▸ **Entries with chart source code**:

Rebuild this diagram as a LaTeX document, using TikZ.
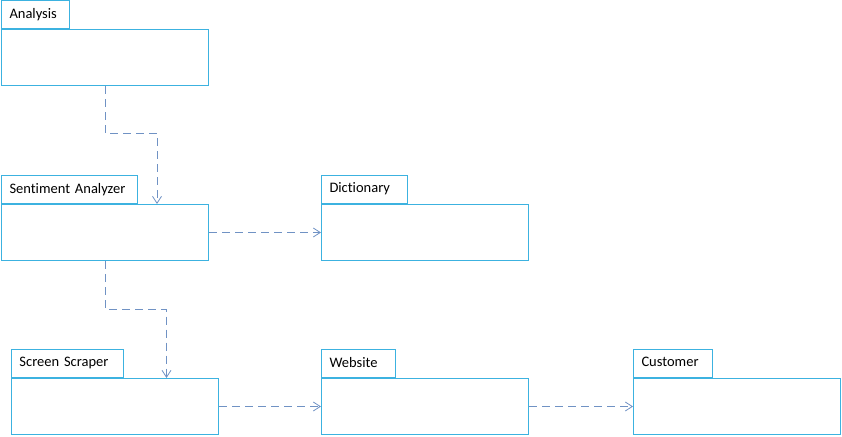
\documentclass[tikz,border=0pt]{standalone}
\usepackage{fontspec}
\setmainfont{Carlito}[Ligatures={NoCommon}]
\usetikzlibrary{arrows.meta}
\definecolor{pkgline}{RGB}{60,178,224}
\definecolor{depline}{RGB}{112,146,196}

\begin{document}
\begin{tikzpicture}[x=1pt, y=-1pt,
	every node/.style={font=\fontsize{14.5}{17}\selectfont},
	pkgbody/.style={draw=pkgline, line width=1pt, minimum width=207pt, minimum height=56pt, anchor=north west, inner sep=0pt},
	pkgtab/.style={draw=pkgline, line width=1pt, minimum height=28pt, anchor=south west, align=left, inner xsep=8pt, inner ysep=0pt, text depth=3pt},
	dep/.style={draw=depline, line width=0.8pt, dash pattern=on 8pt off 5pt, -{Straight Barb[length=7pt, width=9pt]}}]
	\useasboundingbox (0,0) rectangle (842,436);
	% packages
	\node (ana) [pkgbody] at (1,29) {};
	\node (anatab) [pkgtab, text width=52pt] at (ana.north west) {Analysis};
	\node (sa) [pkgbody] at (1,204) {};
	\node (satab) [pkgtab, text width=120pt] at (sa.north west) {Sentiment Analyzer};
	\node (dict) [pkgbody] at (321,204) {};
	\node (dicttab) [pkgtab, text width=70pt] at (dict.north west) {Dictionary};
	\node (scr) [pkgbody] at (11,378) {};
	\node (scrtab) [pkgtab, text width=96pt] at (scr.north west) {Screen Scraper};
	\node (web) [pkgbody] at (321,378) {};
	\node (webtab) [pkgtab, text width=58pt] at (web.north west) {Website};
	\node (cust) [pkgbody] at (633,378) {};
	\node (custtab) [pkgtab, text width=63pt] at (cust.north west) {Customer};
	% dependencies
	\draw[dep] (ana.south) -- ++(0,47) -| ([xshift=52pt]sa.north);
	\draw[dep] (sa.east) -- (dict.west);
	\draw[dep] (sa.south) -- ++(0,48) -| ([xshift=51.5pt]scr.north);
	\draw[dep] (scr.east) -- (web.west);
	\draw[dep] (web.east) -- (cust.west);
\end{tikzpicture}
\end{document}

---

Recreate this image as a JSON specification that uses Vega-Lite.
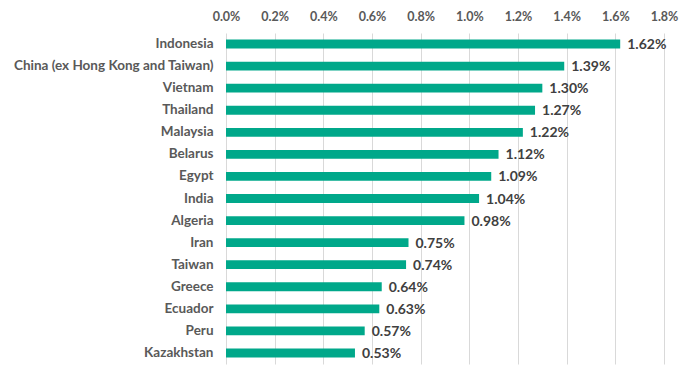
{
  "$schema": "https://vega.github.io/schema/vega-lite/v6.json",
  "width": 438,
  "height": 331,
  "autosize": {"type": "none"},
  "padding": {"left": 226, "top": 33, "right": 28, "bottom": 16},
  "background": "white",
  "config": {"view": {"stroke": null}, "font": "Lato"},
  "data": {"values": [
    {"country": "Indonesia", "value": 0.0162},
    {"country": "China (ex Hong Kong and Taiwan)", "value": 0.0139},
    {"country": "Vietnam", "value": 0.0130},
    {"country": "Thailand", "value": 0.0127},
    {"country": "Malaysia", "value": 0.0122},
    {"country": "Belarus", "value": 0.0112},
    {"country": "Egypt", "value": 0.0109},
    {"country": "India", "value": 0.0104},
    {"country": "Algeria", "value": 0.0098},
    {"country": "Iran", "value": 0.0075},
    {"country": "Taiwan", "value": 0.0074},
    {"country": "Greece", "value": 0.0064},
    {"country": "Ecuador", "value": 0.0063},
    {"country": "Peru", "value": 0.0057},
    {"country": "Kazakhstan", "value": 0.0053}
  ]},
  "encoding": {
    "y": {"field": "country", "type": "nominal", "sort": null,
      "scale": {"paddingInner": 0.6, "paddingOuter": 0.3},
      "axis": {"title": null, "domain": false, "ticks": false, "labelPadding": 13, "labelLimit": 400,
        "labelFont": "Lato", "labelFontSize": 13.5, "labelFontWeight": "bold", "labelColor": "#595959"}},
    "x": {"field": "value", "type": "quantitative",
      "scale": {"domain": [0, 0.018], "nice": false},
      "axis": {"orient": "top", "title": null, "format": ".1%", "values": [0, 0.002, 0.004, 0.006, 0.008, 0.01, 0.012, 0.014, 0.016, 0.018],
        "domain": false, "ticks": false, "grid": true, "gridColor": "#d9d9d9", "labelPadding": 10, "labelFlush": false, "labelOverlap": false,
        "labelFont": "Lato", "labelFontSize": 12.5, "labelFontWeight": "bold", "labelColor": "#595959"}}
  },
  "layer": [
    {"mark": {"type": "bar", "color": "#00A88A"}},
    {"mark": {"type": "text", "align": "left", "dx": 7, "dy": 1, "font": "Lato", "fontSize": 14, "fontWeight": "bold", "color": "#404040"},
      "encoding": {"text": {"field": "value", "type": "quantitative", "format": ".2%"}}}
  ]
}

---

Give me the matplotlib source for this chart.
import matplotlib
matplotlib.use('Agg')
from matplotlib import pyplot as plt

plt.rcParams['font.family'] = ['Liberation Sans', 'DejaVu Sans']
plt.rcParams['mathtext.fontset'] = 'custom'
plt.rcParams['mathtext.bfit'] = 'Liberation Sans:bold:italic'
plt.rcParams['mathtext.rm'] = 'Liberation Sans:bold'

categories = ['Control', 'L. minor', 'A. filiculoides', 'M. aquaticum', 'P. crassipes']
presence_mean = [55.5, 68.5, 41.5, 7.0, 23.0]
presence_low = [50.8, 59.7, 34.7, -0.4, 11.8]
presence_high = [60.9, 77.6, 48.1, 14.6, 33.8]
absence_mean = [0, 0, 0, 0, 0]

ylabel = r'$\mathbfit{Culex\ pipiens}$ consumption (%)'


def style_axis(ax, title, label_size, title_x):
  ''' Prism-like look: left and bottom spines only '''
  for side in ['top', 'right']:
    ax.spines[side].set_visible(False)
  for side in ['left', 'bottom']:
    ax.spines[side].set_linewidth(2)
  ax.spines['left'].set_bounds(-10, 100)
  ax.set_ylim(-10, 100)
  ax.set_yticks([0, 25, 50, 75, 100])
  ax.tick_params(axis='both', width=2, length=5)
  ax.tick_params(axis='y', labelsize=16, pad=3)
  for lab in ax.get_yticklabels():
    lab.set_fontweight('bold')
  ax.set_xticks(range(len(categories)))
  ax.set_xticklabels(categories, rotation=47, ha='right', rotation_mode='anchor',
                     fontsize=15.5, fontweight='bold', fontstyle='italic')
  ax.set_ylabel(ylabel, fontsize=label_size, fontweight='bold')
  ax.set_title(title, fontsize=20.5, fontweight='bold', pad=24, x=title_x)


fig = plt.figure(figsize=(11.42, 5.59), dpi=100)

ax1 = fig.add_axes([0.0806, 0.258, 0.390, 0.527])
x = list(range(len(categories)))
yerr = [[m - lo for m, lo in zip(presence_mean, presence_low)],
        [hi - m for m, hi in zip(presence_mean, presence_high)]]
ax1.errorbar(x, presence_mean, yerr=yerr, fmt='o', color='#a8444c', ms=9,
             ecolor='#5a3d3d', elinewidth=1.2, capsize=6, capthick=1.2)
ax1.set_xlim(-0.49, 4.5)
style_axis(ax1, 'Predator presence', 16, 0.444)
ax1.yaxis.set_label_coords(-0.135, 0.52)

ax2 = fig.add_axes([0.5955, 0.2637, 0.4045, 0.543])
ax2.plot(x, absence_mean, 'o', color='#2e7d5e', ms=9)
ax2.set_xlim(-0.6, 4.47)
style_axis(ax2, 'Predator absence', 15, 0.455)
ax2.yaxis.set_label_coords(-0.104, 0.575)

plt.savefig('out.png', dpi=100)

▸ **Stated goal**: Reproduce every line of the listing above in which the string "this" appears.

▸ **Solution below**:
Rebuild this diagram as a LaTeX document, using TikZ.
Recreate this image as a JSON specification that uses Vega-Lite.
Give me the matplotlib source for this chart.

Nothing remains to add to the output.